- Money Morning Australia

The Fall of Natural Gas


Written on 28 April 2009 by Gabriel Andre

This commodity seems to have an endless bearish trend. All the other commodities (oil, gold, base metals, agricultural) have more or less benefited from a renewal of risk appetite among investors and eventually prices rebounded after the lows posted everywhere in last December. Prices had declined so sharply in just a few months that it created investment and trading opportunities.

This scenario has been similar for all commodities, except one: natural gas.

The chart is indeed really ugly, and the perspectives for both short and medium-terms are not better. From the high posted early July last year ($14.84, point A on the chart), prices declined by 77%. Last Friday, price closed at $3.4020. If we calculate from the high of October 2005 at $24.47, it’s a fall of 86%!

Natural gas prices have been traditionally positively correlated with oil prices, but a clear discrepancy has appeared in last February between the two energy futures.

Click to enlarge

Indeed, oil prices (red line) have rebounded from February 18 whereas natural gas prices continued their fall. This widening spread between the two prices does not even represent a trading opportunity for hedge funds that design their systems on statistical data. A strategy would be to go “long” on natural gas and to go “short” on oil at the same time to bet on a potential spread tightening, on a probable mean reversion towards a more statistically “normal” ratio.

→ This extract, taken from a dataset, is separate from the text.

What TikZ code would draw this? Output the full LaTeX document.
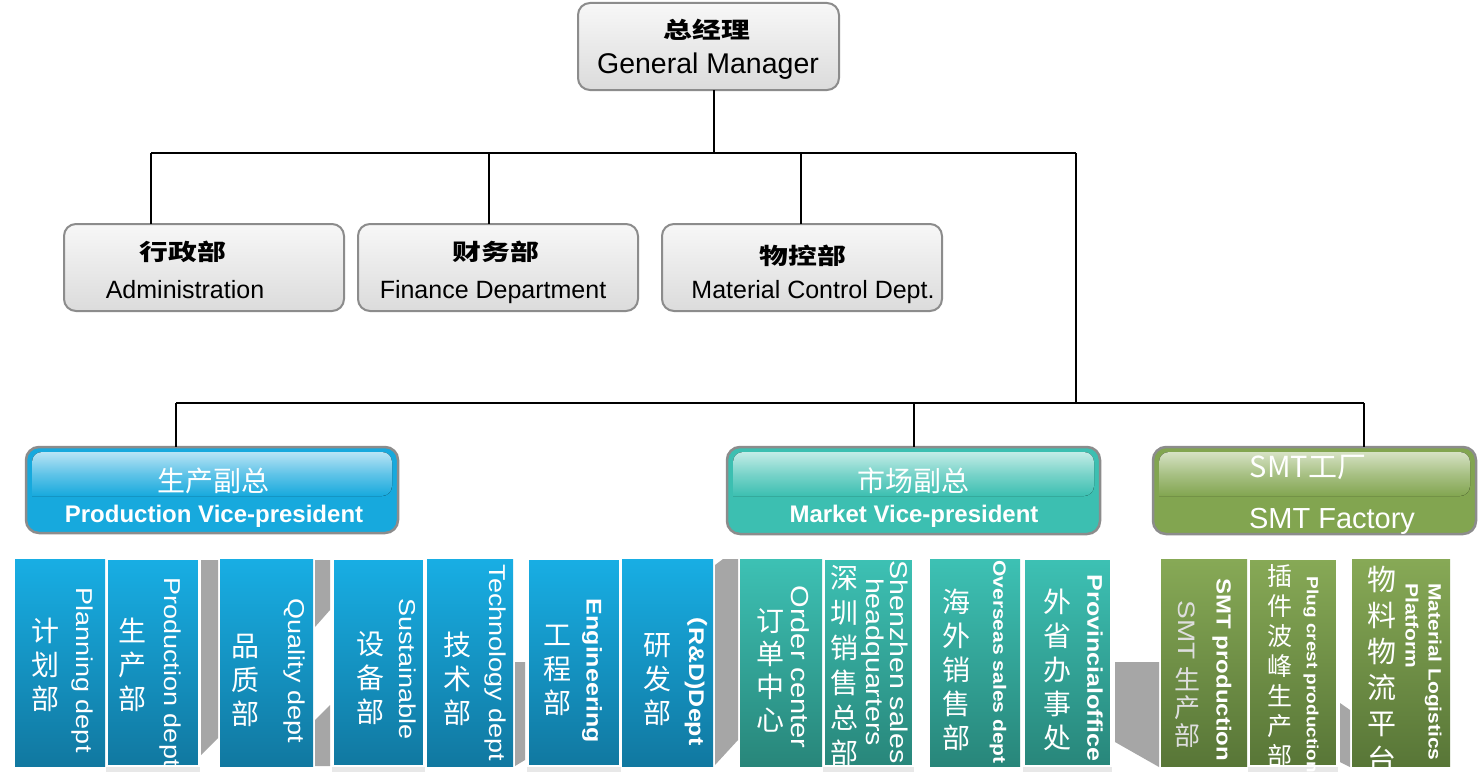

But obviously nobody wants to take that risk first. Technically, the fall has accelerated on natural gas when the price action broke below $8.5 in early September 2008. This support was built by two previous low points posted in September and December 2007 (points B and C). Prices quickly jumped back above this level (false break) but eventually plunged from October last year.

It’s difficult to analyse the technical indicators (especially the oscillators) as the bearish trend is so sharp without any rebound that prices can remain oversold for a very long period of time. This is typically a market that you should avoid then. You can’t really sell on the current levels. But you can’t take the risk to buy neither. You would then wait for at least a consolidation phase, but mainly for a beginning rebound to potentially bet for a further bounce.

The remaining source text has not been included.